L’episodio è ricordato nei versi della Bellissima Istoria:

"Lui salì sopra, quindici zecchini
si fece dar da tutti quei signori;
calò poi abbasso e , a donne , e poverini
un pranzo fece far di bei sapori,
con dir : Se festa fa la signoria,
pure alla povertà festa si dia".

Diversi scrittori e storici dedicarono ad Angelo Duca parole pregne di ammirazione: Alexandre Dumas, Benedetto Croce, Hans Mathes Merkel, Francesco Saverio Nitti.

Croce, in una breve biografia,  scrisse che il suo esempio, pur non potendosi ascrivere nell’ambito di un programma di carattere politico - sociale, rappresentò, in relazione al brigantaggio delle nostre province, la pura anima sociale ed ideale, quegli “sparsi elementi di bontà, di generosità, di eroismo, coi quali il Cervantes compose la sua figura ideale”.

Il tedesco Hans Mathes Merkel, dedicò alla sua figura di brigante gentiluomo un’opera intitolata Il buon diritto del brigante Angelo Duca.

Francesco Saverio Nitti nel saggio Eroi e Briganti, mise in risalto di questo generoso brigante il desiderio di proteggere l’onore delle fanciulle dalle prepotenze di taluni baroni che erano soliti abusare di loro  in modo indegno.

Per il  successo popolare che Angelo Duca riscosse, il governo borbonico iniziò contro di lui una dura repressione: Angiolillo si presentava come portatore di un modello di giustizia alternativo e vicino alla povera gente, ragione per la quale la sua fama si era estesa non solo al paese natale, ma a tutta la provincia.

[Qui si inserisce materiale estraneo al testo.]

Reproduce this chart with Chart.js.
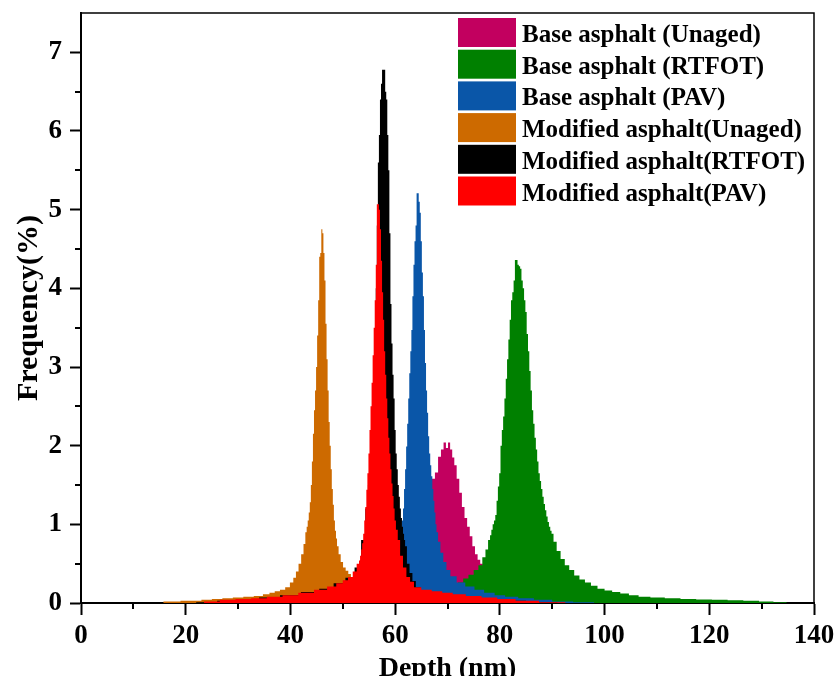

Fu Ciccio Zuccarino a tradirlo, un giovane di Caposele  che in breve tempo si era conquistato la sua fiducia. Dopo aver trattato ed ottenuto la salvezza per sé, Zuccarino guidò un nutrito gruppo di soldati borbonici presso un convento di Muro Lucano, dove Angelo Duca si rifugiava.

Il “brigante buono”  venne catturato insieme al suo compare Peppe Russo. Condotto prima ad Avellino e poi a Salerno, fu fatto decapitare per ordine diretto di Ferdinando IV, naturalmente senza alcun processo.

Secondo la macabra usanza in stile borbonico, il suo corpo fu smembrato e la testa fu a lungo esposta sulla “ Porta di Nanno” a Calitri.